How to Taste Chocolate Like a Connoisseur
We get it: Sometimes, when there's a bar of chocolate around, you just can't help it. Your inner Augustus Gloop comes out and scarfs it down in a matter of minutes. But there's something to be said for mindful eating-that is, taking an approach similar to one that you might try with wine or cheese. Tasting chocolate-really tasting it-can be a wonderful experience and a discovery tool, too. It can help you understand the nuances between similar types of chocolates, and it could even turn you into a bit of a chocolate snob (life's too short to eat bad chocolate, right?).
What You Need
Setting up a chocolate tasting isn't unlike setting up one for wine or cheese, actually. Start with five or six types of chocolate, since, as Fran Bigelow of Fran's Chocolates in Seattle says, more than that could result in "palate fatigue." You may want to include some dark chocolate (in different cacao percentages), milk chocolate, and chocolate with fun and unique inclusions. "Creating contrasts allows you to use different taste buds and thus better appreciate the personalities of each chocolate," explains Bigelow.
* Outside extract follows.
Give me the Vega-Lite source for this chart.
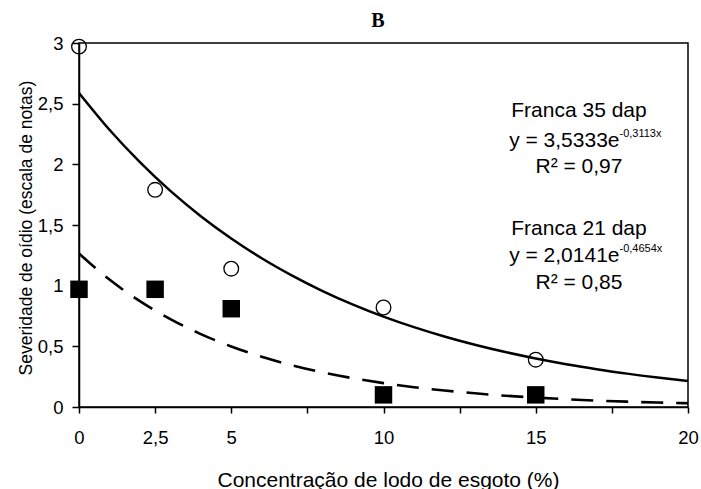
{
  "$schema": "https://vega.github.io/schema/vega-lite/v6.json",
  "width": 609,
  "height": 364,
  "autosize": {"type": "none"},
  "padding": {"left": 79, "top": 43, "right": 13, "bottom": 82},
  "background": "white",
  "config": {
    "view": {"stroke": "#000", "strokeWidth": 1.5},
    "font": "Liberation Sans",
    "axis": {"grid": false, "domainColor": "#000", "domainWidth": 1.5, "tickColor": "#000", "tickWidth": 1.5, "labelColor": "#000", "titleColor": "#000", "labelFont": "Liberation Sans", "titleFont": "Liberation Sans", "titleFontWeight": "normal"}
  },
  "datasets": {
    "pts": [
      {"conc": 0, "sev": 2.97, "serie": "35"},
      {"conc": 2.5, "sev": 1.79, "serie": "35"},
      {"conc": 5, "sev": 1.14, "serie": "35"},
      {"conc": 10, "sev": 0.82, "serie": "35"},
      {"conc": 15, "sev": 0.39, "serie": "35"},
      {"conc": 0, "sev": 0.97, "serie": "21"},
      {"conc": 2.5, "sev": 0.97, "serie": "21"},
      {"conc": 5, "sev": 0.81, "serie": "21"},
      {"conc": 10, "sev": 0.1, "serie": "21"},
      {"conc": 15, "sev": 0.1, "serie": "21"}
    ],
    "curves": [
      {"conc": 0, "sev": 2.588, "serie": "35"},
      {"conc": 1, "sev": 2.285, "serie": "35"},
      {"conc": 2, "sev": 2.018, "serie": "35"},
      {"conc": 3, "sev": 1.781, "serie": "35"},
      {"conc": 4, "sev": 1.573, "serie": "35"},
      {"conc": 5, "sev": 1.389, "serie": "35"},
      {"conc": 6, "sev": 1.226, "serie": "35"},
      {"conc": 7, "sev": 1.083, "serie": "35"},
      {"conc": 8, "sev": 0.956, "serie": "35"},
      {"conc": 9, "sev": 0.844, "serie": "35"},
      {"conc": 10, "sev": 0.745, "serie": "35"},
      {"conc": 11, "sev": 0.658, "serie": "35"},
      {"conc": 12, "sev": 0.581, "serie": "35"},
      {"conc": 13, "sev": 0.513, "serie": "35"},
      {"conc": 14, "sev": 0.453, "serie": "35"},
      {"conc": 15, "sev": 0.4, "serie": "35"},
      {"conc": 16, "sev": 0.353, "serie": "35"},
      {"conc": 17, "sev": 0.312, "serie": "35"},
      {"conc": 18, "sev": 0.275, "serie": "35"},
      {"conc": 19, "sev": 0.243, "serie": "35"},
      {"conc": 20, "sev": 0.215, "serie": "35"},
      {"conc": 0, "sev": 1.265, "serie": "21"},
      {"conc": 1, "sev": 1.05, "serie": "21"},
      {"conc": 2, "sev": 0.872, "serie": "21"},
      {"conc": 3, "sev": 0.724, "serie": "21"},
      {"conc": 4, "sev": 0.601, "serie": "21"},
      {"conc": 5, "sev": 0.499, "serie": "21"},
      {"conc": 6, "sev": 0.414, "serie": "21"},
      {"conc": 7, "sev": 0.344, "serie": "21"},
      {"conc": 8, "sev": 0.285, "serie": "21"},
      {"conc": 9, "sev": 0.237, "serie": "21"},
      {"conc": 10, "sev": 0.197, "serie": "21"},
      {"conc": 11, "sev": 0.163, "serie": "21"},
      {"conc": 12, "sev": 0.136, "serie": "21"},
      {"conc": 13, "sev": 0.113, "serie": "21"},
      {"conc": 14, "sev": 0.093, "serie": "21"},
      {"conc": 15, "sev": 0.078, "serie": "21"},
      {"conc": 16, "sev": 0.064, "serie": "21"},
      {"conc": 17, "sev": 0.053, "serie": "21"},
      {"conc": 18, "sev": 0.044, "serie": "21"},
      {"conc": 19, "sev": 0.037, "serie": "21"},
      {"conc": 20, "sev": 0.031, "serie": "21"}
    ],
    "notes": [
      {"x": 9.82, "y": 3.129, "label": "B", "kind": "t"},
      {"x": 16.42, "y": 2.393, "label": "Franca 35 dap", "kind": "c"},
      {"x": 17.75, "y": 2.143, "label": "y = 3,5333e", "kind": "r"},
      {"x": 17.75, "y": 2.225, "label": "-0,3113x", "kind": "s"},
      {"x": 16.42, "y": 1.929, "label": "R² = 0,97", "kind": "c"},
      {"x": 16.42, "y": 1.418, "label": "Franca 21 dap", "kind": "c"},
      {"x": 17.75, "y": 1.195, "label": "y = 2,0141e", "kind": "r"},
      {"x": 17.75, "y": 1.277, "label": "-0,4654x", "kind": "s"},
      {"x": 16.42, "y": 0.973, "label": "R² = 0,85", "kind": "c"}
    ]
  },
  "layer": [
    {
      "data": {"name": "curves"},
      "transform": [{"filter": "datum.serie == '35'"}],
      "mark": {"type": "line", "color": "#000", "strokeWidth": 2.5, "interpolate": "monotone"},
      "encoding": {
        "x": {"field": "conc", "type": "quantitative", "scale": {"domain": [0, 20], "nice": false},
          "axis": {"values": [0, 2.5, 5, 7.5, 10, 12.5, 15, 17.5, 20], "labelExpr": "indexof([7.5, 12.5, 17.5], datum.value) >= 0 ? '' : replace(format(datum.value, '~g'), '.', ',')", "labelFlush": false, "labelOverlap": false, "labelFontSize": 18.5, "labelBaseline": "alphabetic", "labelPadding": 30, "tickSize": 6, "title": "Concentração de lodo de esgoto (%)", "titleFontSize": 21, "titleX": 309, "titleY": 79, "titleBaseline": "alphabetic", "titleAlign": "center"}},
        "y": {"field": "sev", "type": "quantitative", "scale": {"domain": [0, 3], "nice": false},
          "axis": {"values": [0, 0.5, 1, 1.5, 2, 2.5, 3], "labelExpr": "replace(format(datum.value, '~g'), '.', ',')", "labelFontSize": 18.5, "labelPadding": 9, "tickSize": 7, "labelOverlap": false, "title": "Severidade de oídio (escala de notas)", "titleFontSize": 17.5, "titleX": -48, "titleY": 184.5, "titleAngle": -90, "titleBaseline": "alphabetic", "titleAlign": "center"}}
      }
    },
    {
      "data": {"name": "curves"},
      "transform": [{"filter": "datum.serie == '21'"}],
      "mark": {"type": "line", "color": "#000", "strokeWidth": 2.6, "strokeDash": [22, 13], "interpolate": "monotone"},
      "encoding": {
        "x": {"field": "conc", "type": "quantitative"},
        "y": {"field": "sev", "type": "quantitative"}
      }
    },
    {
      "data": {"name": "pts"},
      "transform": [{"filter": "datum.serie == '35'"}],
      "mark": {"type": "point", "shape": "circle", "filled": false, "stroke": "#000", "strokeWidth": 1.3, "size": 215, "opacity": 1},
      "encoding": {
        "x": {"field": "conc", "type": "quantitative"},
        "y": {"field": "sev", "type": "quantitative"}
      }
    },
    {
      "data": {"name": "pts"},
      "transform": [{"filter": "datum.serie == '21'"}],
      "mark": {"type": "square", "filled": true, "color": "#000", "size": 305, "opacity": 1},
      "encoding": {
        "x": {"field": "conc", "type": "quantitative"},
        "y": {"field": "sev", "type": "quantitative"}
      }
    },
    {
      "data": {"name": "notes"},
      "transform": [{"filter": "datum.kind == 't'"}],
      "mark": {"type": "text", "align": "center", "baseline": "alphabetic", "fontSize": 20, "fontWeight": "bold", "color": "#000", "font": "Liberation Serif", "clip": false},
      "encoding": {
        "x": {"field": "x", "type": "quantitative"},
        "y": {"field": "y", "type": "quantitative"},
        "text": {"field": "label"}
      }
    },
    {
      "data": {"name": "notes"},
      "transform": [{"filter": "datum.kind == 'c'"}],
      "mark": {"type": "text", "align": "center", "baseline": "alphabetic", "fontSize": 21, "color": "#000", "font": "Liberation Sans"},
      "encoding": {
        "x": {"field": "x", "type": "quantitative"},
        "y": {"field": "y", "type": "quantitative"},
        "text": {"field": "label"}
      }
    },
    {
      "data": {"name": "notes"},
      "transform": [{"filter": "datum.kind == 'r'"}],
      "mark": {"type": "text", "align": "right", "baseline": "alphabetic", "fontSize": 21, "color": "#000", "font": "Liberation Sans"},
      "encoding": {
        "x": {"field": "x", "type": "quantitative"},
        "y": {"field": "y", "type": "quantitative"},
        "text": {"field": "label"}
      }
    },
    {
      "data": {"name": "notes"},
      "transform": [{"filter": "datum.kind == 's'"}],
      "mark": {"type": "text", "align": "left", "baseline": "alphabetic", "fontSize": 11, "color": "#000", "font": "Liberation Sans"},
      "encoding": {
        "x": {"field": "x", "type": "quantitative"},
        "y": {"field": "y", "type": "quantitative"},
        "text": {"field": "label"}
      }
    }
  ]
}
Along with the chocolate, you'll want room-temperature water available as a palate cleanser. Aaron Lindstrom, chocolate ambassador at Theo Chocolate, also likes to put out sparkling water, plain crackers and/or apple slices. Brad Kintzer, chief chocolate maker at TCHO, recommends starting with the dark chocolate that has the highest cacao percentage and then progressing through to lower cacao percentages and milk chocolates. Milk powder and sugar can stick to your palette, he explains, which reduces your ability to taste the nuanced flavors found in cacao. After tasting a sweet chocolate, everything you taste right after will have a more bitter flavor. Between each bite, have a sip of water to refresh your palate.
Look, Smell, Taste
As for the actual tasting, there are three main steps. First, look at the chocolate. Kintzer says it should be glossy and shiny, and when you break off a piece, you should hear a clean snap. These are signs the chocolate is well-tempered (or that it went through a series of temperatures to ensure a sound structure and the best flavor). If it bent more than snapped, has a spotted/dusty surface, or looks streaked, it's probably "bloomed." This could mean the chocolate went through different temperatures in a short amount of time, which may affect its texture and taste.
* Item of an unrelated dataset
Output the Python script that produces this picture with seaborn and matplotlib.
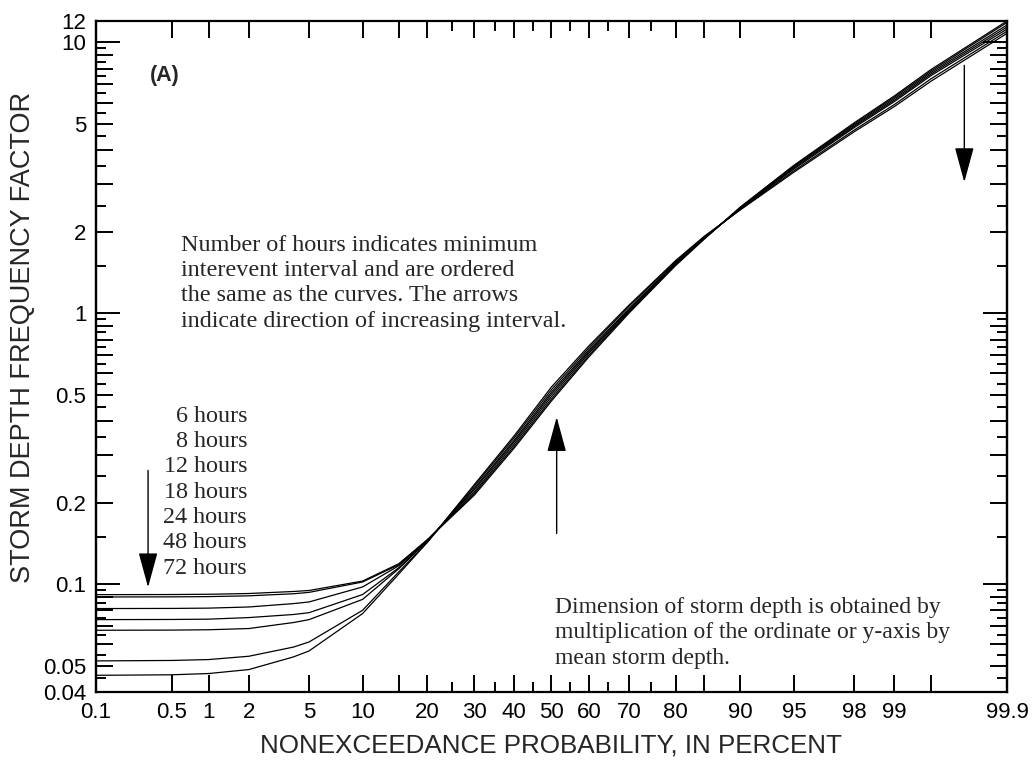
import numpy as np
import pandas as pd
import matplotlib
matplotlib.use("Agg")
import matplotlib.pyplot as plt
import seaborn as sns
from matplotlib.ticker import FixedLocator, FixedFormatter, NullFormatter, NullLocator
from statistics import NormalDist

# Nonexceedance probability (percent) at which each curve is tabulated
prob = [0.1, 0.5, 1, 2, 4, 5, 10, 15, 20, 30, 40, 50, 60, 70, 80, 85, 90, 95, 98, 99, 99.5, 99.9]

# Storm depth frequency factor for each minimum interevent interval
h6 = [0.0915, 0.0916, 0.0918, 0.0924, 0.0940, 0.0948, 0.1027, 0.119, 0.146, 0.213, 0.318, 0.475,
      0.690, 1.00, 1.50, 1.88, 2.47, 3.52, 5.05, 6.35, 7.95, 12.0]
h8 = [0.0897, 0.0898, 0.0900, 0.0906, 0.0922, 0.0933, 0.1019, 0.118, 0.146, 0.216, 0.323, 0.483,
      0.700, 1.01, 1.51, 1.885, 2.46, 3.50, 5.00, 6.28, 7.85, 11.85]
h12 = [0.0813, 0.0814, 0.0816, 0.0824, 0.0848, 0.0860, 0.0977, 0.117, 0.145, 0.219, 0.329, 0.493,
       0.712, 1.02, 1.52, 1.89, 2.45, 3.47, 4.95, 6.20, 7.75, 11.6]
h18 = [0.0740, 0.0741, 0.0743, 0.0753, 0.0773, 0.0785, 0.0916, 0.115, 0.145, 0.223, 0.335, 0.503,
       0.722, 1.03, 1.53, 1.90, 2.44, 3.44, 4.90, 6.12, 7.65, 11.4]
h24 = [0.0676, 0.0677, 0.0679, 0.0686, 0.0722, 0.0740, 0.0879, 0.114, 0.144, 0.226, 0.340, 0.512,
       0.732, 1.04, 1.54, 1.905, 2.43, 3.41, 4.85, 6.05, 7.55, 11.2]
h48 = [0.0521, 0.0523, 0.0527, 0.0542, 0.0586, 0.0612, 0.0801, 0.111, 0.143, 0.230, 0.347, 0.523,
       0.745, 1.06, 1.555, 1.915, 2.42, 3.36, 4.75, 5.90, 7.35, 11.0]
h72 = [0.0461, 0.0463, 0.0468, 0.0484, 0.0539, 0.0567, 0.0779, 0.109, 0.143, 0.233, 0.353, 0.535,
       0.758, 1.07, 1.565, 1.925, 2.41, 3.32, 4.68, 5.80, 7.20, 10.8]

interval_names = ["6 hours", "8 hours", "12 hours", "18 hours", "24 hours", "48 hours", "72 hours"]
series = [h6, h8, h12, h18, h24, h48, h72]

# Axis ticks
x_tick_vals = [0.1, 0.5, 1, 2, 5, 10, 15, 20, 30, 40, 50, 60, 70, 80, 85, 90, 95, 98, 99, 99.5, 99.9]
x_tick_text = ["0.1", "0.5", "1", "2", "5", "10", "", "20", "30", "40", "50", "60", "70", "80", "",
               "90", "95", "98", "99", "", "99.9"]
x_minor_vals = [25, 35, 45, 55, 65, 75]

y_decade_vals = [0.1, 1, 10]
y_decade_text = ["0.1", "1", "10"]
y_unit_vals = [0.04, 0.05, 0.06, 0.07, 0.08, 0.09, 0.2, 0.3, 0.4, 0.5, 0.6, 0.7, 0.8, 0.9,
               2, 3, 4, 5, 6, 7, 8, 9, 12]
y_unit_text = ["0.04", "0.05", "", "", "", "", "0.2", "", "", "0.5", "", "", "", "",
               "2", "", "", "5", "", "", "", "", "12"]
y_half_vals = [0.045, 0.055, 0.065, 0.075, 0.085, 0.095, 0.15, 0.25, 0.35, 0.45, 0.55, 0.65,
               0.75, 0.85, 0.95, 1.5, 2.5, 3.5, 4.5, 5.5, 6.5, 7.5, 8.5, 9.5]

df = pd.DataFrame({
    "prob": prob * len(series),
    "factor": [v for s in series for v in s],
    "interval": [n for n in interval_names for _ in prob],
})

sns.set_theme(style="ticks")
plt.rcParams["font.family"] = ["Liberation Sans", "DejaVu Sans"]

fig = plt.figure(figsize=(10.36, 7.61), dpi=100)
ax = fig.add_axes([96 / 1036, 69 / 761, 911 / 1036, 671 / 761])

sns.lineplot(data=df, x="prob", y="factor", hue="interval", units="interval", estimator=None,
             palette=["black"] * len(series), legend=False, linewidth=0.9, sort=False, ax=ax)

# Normal-probability x scale and logarithmic y scale
_nd = NormalDist()
_inv_cdf = np.vectorize(_nd.inv_cdf, otypes=[float])
_cdf = np.vectorize(_nd.cdf, otypes=[float])


def prob_forward(p):
    p = np.clip(np.asarray(p, dtype=float), 1e-5, 100 - 1e-5) / 100.0
    return _inv_cdf(p)


def prob_inverse(z):
    return _cdf(np.asarray(z, dtype=float)) * 100.0


ax.set_yscale("log")
ax.set_xscale("function", functions=(prob_forward, prob_inverse))
ax.set_xlim(0.1, 99.9)
ax.set_ylim(0.04, 12)

ax.xaxis.set_major_locator(FixedLocator(x_tick_vals))
ax.xaxis.set_major_formatter(FixedFormatter(x_tick_text))
ax.xaxis.set_minor_locator(FixedLocator(x_minor_vals))
ax.xaxis.set_minor_formatter(NullFormatter())

ax.yaxis.set_major_locator(FixedLocator(y_decade_vals))
ax.yaxis.set_major_formatter(FixedFormatter(y_decade_text))
ax.yaxis.set_minor_locator(FixedLocator(y_unit_vals))
ax.yaxis.set_minor_formatter(FixedFormatter(y_unit_text))

for s in ax.spines.values():
    s.set_linewidth(1.6)
    s.set_color("black")

ax.tick_params(axis="both", which="both", direction="in", top=True, right=True,
               width=1.4, colors="black", labelsize=16, pad=7)
ax.tick_params(axis="x", which="major", length=12)
ax.tick_params(axis="x", which="minor", length=7.5)
ax.tick_params(axis="y", which="major", length=17)
ax.tick_params(axis="y", which="minor", length=12)

# Half-unit ticks on both vertical axes
for side in ("left", "right"):
    sec = ax.secondary_yaxis(side)
    sec.yaxis.set_major_locator(FixedLocator(y_half_vals))
    sec.yaxis.set_major_formatter(NullFormatter())
    sec.yaxis.set_minor_locator(NullLocator())
    sec.tick_params(which="major", direction="in", length=7.5, width=1.4, colors="black")
    sec.spines[side].set_linewidth(1.6)

ax.set_xlabel("NONEXCEEDANCE PROBABILITY, IN PERCENT", fontsize=18.7, labelpad=8)
ax.set_ylabel("STORM DEPTH FREQUENCY FACTOR", fontsize=19.5)
ax.yaxis.set_label_coords(-0.066, 0.528)
ax.grid(False)

serif = ["Liberation Serif", "DejaVu Serif"]

ax.text(0.059, 0.9195, "(A)", transform=ax.transAxes, fontsize=15.5, fontweight="bold",
        ha="left", va="center")

ax.text(0.0933, 0.6095,
        "Number of hours indicates minimum\ninterevent interval and are ordered\n"
        "the same as the curves. The arrows\nindicate direction of increasing interval.",
        transform=ax.transAxes, family=serif, fontsize=17.4, ha="left", va="center",
        linespacing=1.27)

ax.text(0.1658, 0.298, "\n".join(interval_names), transform=ax.transAxes, family=serif,
        fontsize=17.4, ha="right", va="center", multialignment="right", linespacing=1.27)

ax.text(0.504, 0.088,
        "Dimension of storm depth is obtained by\nmultiplication of the ordinate or y-axis by\n"
        "mean storm depth.",
        transform=ax.transAxes, family=serif, fontsize=17, ha="left", va="center",
        linespacing=1.3)

# Arrows showing the direction of increasing interval
arrow_style = dict(arrowstyle="-|>,head_length=2.2,head_width=0.6", mutation_scale=10,
                   color="black", lw=1.0, shrinkA=0, shrinkB=0)
ax.annotate("", xy=(0.31, 0.0974), xytext=(0.31, 0.263), arrowprops=arrow_style)
ax.annotate("", xy=(51.4, 0.414), xytext=(51.4, 0.154), arrowprops=arrow_style)
ax.annotate("", xy=(99.745, 3.05), xytext=(99.745, 8.23), arrowprops=arrow_style)

fig.savefig("out.png", dpi=100, facecolor="white")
Next, smell the chocolate. Hold it up to your nose and breathe deeply (ahhhh!). Lindstrom says you don't need to be a chocolate connoisseur to detect nutty, fruity, and chocolatey notes. And Kintzer says that sometimes when he's tasting chocolate, it'll spark a "scent memory," reminding him of a camping trip, something funky in a brewery or the cotton candy stand at a carnival. "Relax. Inhale. Let your brain run wild," he suggests. Do you smell coffee, flowers, something earthy, spices, caramel? If you picked up notes of fruit, what kind? A lot? A little?
Finally, it's time to taste! Bigelow advises starting by biting just a small corner, to break down the chocolate's structure and release its aromas. Close your mouth and let it melt on your tongue. The chocolate's temperature will slowly rise, resulting in the final release of its aromas. Breathe out through your nose, then inhale to experience the diversity of notes in each chocolate. Remember that each person's taste will be different or bring to mind different flavors as they describe the chocolates. Take a few more small bites and you'll probably notice even more.
There are a few criteria to look for when choosing chocolate, says Bigelow. Good chocolate's balance depends on the taste triangle of bitter, sweet, and acidic. You shouldn't be able to discern any sugar, and its acidity should be low (if anything, it should add a delicate, fruity note). The bitterness should be perceptible but definitely not unpleasant, and the aftertaste? "It should be the wonderful flavor of chocolate," she says.